EL DIABLO ME OBLIGÓ A VERLA
Corría el año 2016. Salía de ver El conjuro 2, y tenía dos certezas. La primera era que había visto una gran película, y la segunda, que iba a ser difícil dormir esa noche. No recuerdo si me quedé mucho tiempo despierto, pero lo que sí recuerdo es la incomodidad de estar solo, a oscuras, en un silencio lleno de pequeños ruidos inquietantes. Cinco años después se estrena El conjuro 3: el diablo me obligó a hacerlo, una secuela que recupera al matrimonio protagonista después de los intentos fallidos por extender el universo de los Warren, con La monja como el fiasco mayor, La maldición de la Llorona pisándole los talones, y la precuela y la secuela de Annabelle como propuestas menores y un poco entretenidas. Tengo que admitir que, decidido a verla, temí una noche como aquella, pero no ocurrió. Cuando terminó, simplemente me acosté y me dormí sin ninguna dificultad. La moraleja de esta historia sería algo así: si el sueño llega sin esfuerzo después de la función, no son buenas noticias para una película de terror.
Hay que ser justos: El conjuro 3 no está a la altura de sus antecesoras, pero es más competente que la mayoría del cine de terror que puede verse por estos días. Es probable que eso se deba casi exclusivamente a sus protagonistas, Ed y Lorraine Warren, en una demostración obvia pero necesaria de que en el terror los personajes sí importan. Son los Warren, interpretados por Patrick Wilson y Vera Farmiga, los que permiten que al espectador le importe lo que está pasando; son ese núcleo emocional sobre el que se construyen las grandes historias. Y sí, la de El conjuro 3 no es una gran historia, pero se mantiene a flote durante un buen rato porque nos preocupa que a Ed le dé un infarto, o que Lorraine se pase de mambo con sus conexiones con el más allá y no vuelva. Las historias de los Warren son demoníacas, pero de lo que hablan en verdad es de la manera en que estas dos personas se enfrentan a esos demonios, del costo personal y del sacrificio que implica, y de que mantenerse unidos termina siendo la única manera de equilibrar la balanza contra el Mal.
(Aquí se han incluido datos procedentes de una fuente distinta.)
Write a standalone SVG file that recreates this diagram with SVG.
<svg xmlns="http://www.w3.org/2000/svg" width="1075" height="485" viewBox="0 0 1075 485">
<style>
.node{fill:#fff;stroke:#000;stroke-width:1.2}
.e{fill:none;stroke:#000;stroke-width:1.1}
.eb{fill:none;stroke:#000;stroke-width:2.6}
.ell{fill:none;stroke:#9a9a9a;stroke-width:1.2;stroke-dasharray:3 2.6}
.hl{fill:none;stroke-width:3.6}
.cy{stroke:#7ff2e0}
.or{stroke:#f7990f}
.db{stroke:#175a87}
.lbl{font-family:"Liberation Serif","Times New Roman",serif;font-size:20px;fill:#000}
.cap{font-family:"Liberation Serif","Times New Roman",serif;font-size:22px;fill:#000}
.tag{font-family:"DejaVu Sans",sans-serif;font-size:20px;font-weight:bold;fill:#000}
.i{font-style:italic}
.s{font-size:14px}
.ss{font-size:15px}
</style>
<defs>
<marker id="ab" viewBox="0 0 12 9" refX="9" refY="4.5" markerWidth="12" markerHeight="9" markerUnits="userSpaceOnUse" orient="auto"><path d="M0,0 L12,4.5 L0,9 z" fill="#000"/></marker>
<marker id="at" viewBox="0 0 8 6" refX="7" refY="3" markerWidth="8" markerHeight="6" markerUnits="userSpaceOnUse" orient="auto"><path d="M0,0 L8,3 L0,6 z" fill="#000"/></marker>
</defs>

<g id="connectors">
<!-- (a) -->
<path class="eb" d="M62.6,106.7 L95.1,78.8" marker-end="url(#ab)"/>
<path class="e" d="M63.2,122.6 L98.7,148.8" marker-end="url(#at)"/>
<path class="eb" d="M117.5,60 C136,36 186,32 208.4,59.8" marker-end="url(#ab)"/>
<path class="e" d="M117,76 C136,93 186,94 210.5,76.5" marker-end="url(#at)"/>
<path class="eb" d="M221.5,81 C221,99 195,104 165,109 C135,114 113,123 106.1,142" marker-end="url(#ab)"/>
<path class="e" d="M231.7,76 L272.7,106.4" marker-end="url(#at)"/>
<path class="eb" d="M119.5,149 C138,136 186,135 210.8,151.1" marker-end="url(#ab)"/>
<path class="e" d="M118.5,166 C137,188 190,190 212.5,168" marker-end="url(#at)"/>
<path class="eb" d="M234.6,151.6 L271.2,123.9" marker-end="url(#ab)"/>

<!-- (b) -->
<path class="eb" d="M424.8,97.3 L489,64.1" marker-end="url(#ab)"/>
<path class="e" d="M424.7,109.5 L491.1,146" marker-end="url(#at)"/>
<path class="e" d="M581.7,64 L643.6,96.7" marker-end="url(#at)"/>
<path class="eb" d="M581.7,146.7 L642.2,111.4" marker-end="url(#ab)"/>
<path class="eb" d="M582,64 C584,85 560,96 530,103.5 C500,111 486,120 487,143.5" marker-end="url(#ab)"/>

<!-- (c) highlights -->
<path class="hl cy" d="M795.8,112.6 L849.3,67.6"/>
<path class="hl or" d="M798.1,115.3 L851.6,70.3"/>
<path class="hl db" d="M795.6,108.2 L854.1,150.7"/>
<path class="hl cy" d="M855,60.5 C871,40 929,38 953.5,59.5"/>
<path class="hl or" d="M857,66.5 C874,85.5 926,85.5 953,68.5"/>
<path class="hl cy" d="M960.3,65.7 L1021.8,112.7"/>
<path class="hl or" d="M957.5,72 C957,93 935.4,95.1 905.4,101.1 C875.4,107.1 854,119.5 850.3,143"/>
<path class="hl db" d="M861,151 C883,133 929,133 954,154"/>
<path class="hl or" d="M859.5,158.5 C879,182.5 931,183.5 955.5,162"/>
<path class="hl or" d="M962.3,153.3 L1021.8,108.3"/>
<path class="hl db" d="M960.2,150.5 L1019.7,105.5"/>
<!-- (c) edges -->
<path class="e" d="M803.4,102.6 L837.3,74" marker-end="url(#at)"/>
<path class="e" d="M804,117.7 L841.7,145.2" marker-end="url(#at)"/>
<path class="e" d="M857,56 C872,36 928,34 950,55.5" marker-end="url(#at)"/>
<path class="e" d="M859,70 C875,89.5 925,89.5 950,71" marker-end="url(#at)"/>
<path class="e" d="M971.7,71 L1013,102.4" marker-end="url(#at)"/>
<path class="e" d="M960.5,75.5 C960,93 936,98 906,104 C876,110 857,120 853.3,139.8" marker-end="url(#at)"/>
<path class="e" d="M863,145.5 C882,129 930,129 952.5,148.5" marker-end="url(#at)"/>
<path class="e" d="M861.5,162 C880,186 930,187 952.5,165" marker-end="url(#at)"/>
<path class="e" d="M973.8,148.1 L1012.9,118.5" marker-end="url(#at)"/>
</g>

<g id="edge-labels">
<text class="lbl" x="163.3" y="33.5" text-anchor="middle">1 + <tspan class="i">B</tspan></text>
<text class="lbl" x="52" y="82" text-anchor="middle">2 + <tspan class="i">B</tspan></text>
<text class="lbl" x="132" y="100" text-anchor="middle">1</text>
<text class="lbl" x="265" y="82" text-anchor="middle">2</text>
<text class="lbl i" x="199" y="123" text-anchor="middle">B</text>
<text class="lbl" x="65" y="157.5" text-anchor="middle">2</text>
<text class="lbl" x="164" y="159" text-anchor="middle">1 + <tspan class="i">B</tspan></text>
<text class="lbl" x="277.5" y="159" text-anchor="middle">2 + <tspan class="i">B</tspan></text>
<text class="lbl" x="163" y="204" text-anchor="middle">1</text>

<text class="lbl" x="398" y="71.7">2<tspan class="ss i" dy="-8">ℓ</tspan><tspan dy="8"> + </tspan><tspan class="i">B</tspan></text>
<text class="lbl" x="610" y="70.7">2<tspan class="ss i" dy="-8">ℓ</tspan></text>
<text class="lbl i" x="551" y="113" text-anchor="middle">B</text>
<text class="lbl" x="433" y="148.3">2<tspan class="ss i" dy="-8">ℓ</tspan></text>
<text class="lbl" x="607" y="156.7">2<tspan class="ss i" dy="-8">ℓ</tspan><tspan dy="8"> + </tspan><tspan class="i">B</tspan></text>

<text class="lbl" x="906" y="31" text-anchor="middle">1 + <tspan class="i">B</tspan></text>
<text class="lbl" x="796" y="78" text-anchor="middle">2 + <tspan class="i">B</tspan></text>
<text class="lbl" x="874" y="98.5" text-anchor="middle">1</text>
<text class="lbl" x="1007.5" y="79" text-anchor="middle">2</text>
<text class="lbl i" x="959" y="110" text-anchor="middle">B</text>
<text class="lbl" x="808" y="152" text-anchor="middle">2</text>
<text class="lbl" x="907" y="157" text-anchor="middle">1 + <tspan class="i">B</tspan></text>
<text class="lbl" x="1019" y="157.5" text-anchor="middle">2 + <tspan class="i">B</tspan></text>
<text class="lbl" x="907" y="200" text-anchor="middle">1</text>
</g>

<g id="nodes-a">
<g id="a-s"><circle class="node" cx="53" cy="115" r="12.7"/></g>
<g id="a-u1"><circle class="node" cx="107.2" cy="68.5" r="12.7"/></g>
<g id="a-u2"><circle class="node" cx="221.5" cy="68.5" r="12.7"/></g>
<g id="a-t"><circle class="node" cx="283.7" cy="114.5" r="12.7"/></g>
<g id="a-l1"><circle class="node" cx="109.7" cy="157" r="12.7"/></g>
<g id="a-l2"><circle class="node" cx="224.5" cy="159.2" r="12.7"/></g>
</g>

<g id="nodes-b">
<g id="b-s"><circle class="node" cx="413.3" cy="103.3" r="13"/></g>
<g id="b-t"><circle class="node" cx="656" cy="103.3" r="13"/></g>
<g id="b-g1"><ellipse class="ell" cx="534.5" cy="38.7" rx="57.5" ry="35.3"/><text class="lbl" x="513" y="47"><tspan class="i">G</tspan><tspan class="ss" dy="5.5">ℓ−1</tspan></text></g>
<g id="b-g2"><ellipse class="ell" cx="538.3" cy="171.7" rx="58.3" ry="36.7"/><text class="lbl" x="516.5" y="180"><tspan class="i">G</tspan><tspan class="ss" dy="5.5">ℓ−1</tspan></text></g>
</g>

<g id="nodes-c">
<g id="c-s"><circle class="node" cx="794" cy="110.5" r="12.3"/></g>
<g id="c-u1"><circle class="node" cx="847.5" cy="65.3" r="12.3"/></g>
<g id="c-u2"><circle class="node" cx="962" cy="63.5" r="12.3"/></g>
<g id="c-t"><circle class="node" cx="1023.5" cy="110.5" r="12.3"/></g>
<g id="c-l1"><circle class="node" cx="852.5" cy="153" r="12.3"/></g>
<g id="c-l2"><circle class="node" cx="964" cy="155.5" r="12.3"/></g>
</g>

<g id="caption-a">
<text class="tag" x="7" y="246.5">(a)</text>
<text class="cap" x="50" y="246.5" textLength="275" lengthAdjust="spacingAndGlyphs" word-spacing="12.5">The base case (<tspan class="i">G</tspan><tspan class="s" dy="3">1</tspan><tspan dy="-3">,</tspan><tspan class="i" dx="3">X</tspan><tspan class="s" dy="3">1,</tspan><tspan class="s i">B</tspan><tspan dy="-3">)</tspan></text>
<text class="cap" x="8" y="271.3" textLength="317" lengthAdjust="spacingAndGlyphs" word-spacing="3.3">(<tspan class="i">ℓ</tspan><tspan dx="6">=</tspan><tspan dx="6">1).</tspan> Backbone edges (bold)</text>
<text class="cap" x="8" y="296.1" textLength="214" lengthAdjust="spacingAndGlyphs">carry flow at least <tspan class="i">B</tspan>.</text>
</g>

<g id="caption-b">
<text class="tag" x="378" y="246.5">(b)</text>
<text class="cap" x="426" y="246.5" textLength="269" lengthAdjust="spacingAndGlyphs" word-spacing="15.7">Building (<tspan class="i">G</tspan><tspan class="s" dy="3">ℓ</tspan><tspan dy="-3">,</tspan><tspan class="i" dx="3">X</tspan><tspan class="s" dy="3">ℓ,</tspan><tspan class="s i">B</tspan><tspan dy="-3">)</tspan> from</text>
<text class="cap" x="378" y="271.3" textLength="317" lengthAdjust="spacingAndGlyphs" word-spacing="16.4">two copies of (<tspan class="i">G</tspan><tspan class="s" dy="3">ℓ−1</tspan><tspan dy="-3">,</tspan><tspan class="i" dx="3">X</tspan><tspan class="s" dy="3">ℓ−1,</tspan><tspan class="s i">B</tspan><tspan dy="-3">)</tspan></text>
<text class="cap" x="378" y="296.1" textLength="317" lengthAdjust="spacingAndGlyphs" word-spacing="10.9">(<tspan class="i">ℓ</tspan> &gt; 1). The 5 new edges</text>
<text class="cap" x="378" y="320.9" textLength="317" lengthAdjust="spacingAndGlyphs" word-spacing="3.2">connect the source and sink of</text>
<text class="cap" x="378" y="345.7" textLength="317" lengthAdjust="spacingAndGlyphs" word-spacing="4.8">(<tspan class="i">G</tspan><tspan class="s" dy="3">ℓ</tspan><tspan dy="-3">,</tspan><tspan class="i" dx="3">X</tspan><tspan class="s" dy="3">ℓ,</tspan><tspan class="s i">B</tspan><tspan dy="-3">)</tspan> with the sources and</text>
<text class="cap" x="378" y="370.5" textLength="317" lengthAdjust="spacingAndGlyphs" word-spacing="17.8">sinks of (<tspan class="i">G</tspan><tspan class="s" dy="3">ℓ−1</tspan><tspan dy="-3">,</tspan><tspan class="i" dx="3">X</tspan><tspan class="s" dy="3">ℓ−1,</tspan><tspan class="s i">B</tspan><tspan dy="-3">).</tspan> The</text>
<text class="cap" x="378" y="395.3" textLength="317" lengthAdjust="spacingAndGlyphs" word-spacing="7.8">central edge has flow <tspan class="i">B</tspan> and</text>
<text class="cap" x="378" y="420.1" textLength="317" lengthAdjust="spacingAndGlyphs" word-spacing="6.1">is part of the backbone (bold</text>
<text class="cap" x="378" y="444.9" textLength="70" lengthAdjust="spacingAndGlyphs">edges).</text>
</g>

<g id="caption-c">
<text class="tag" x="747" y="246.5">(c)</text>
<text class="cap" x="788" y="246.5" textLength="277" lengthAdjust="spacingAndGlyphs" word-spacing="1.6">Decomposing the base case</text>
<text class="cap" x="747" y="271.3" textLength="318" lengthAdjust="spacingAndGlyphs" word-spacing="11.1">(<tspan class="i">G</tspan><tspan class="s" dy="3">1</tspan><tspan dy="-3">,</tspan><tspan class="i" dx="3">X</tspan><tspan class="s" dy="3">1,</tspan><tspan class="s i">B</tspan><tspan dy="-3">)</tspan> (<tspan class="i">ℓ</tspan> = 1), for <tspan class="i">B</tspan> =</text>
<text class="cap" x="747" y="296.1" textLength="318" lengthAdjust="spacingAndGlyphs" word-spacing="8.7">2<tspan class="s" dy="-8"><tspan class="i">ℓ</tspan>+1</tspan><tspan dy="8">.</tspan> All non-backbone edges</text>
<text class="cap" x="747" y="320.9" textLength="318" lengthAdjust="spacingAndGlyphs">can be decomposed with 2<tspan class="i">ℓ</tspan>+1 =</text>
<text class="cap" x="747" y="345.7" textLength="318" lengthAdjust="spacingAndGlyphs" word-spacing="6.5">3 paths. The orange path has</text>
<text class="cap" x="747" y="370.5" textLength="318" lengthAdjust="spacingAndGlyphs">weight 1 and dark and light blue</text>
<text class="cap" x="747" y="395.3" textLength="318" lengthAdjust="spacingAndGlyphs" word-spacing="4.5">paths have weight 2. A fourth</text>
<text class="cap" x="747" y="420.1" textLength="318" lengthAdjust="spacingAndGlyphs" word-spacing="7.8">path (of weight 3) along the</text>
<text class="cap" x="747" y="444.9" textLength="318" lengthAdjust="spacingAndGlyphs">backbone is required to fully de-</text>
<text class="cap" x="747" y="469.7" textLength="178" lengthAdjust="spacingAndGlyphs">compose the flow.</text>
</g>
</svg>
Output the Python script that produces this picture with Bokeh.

No es sencillo tomar la posta de James Wan, el gran responsable de los méritos de la saga y uno de los renovadores del terror en el nuevo milenio. Pero en esta ocasión lo que hereda el director Michael Chaves es un universo ya construido, por lo que El conjuro 3 no se demora en presentaciones y arranca con un prólogo lleno de gestos reconocibles (incluido un plano homenaje a El exorcista), en donde los Warren y un sacerdote intentan expulsar a un demonio del cuerpo de un niño. Lo que sigue cambia un poco el juego: ya no hay una casa encantada (aunque, a su manera, la hay) como en las dos películas previas, si no que los protagonistas deberán ayudar a Arne (Ruairi O’Connor), un adolescente acusado de homicidio, porque aparentemente estaba poseído al momento del crimen.
Al igual que sus antecesoras, la película se inspira en un caso real (que ya tuvo una adaptación para televisión en los 80, llamada The Demon Murder Case), pero si en aquellas la premisa funcionaba agregando al terror una capa de credibilidad, acompañada por la construcción de climas y personajes de Wan, acá no es más que una anécdota. Si uno mira más allá de los Warren, empiezan a aparecer los secundarios desechables y los giros funcionales del guion, en una trama detectivesca que parece salida de alguna novela policial del montón. La aparición de un culto satánico como el responsable de mover los hilos echa por la borda la posibilidad del terror intangible, ancestral, ese que no te deja dormir, y el interés permanece porque la dupla protagónica sigue en pantalla. No vamos a negar que Chaves filma secuencias atractivas y que su película luce profesional, pero como decíamos antes, no es más que un artesano al que dejaron a cargo del negocio por un rato. De la marca autoral de Wan, esa combinación entre clasicismo e innovación, solo quedan los cimientos, y Wilson y Farmiga hacen lo que pueden para que la cosa funcione, con dignidad y oficio. Verlos alcanza para salvar esta secuela menor, entretenida y probablemente olvidable.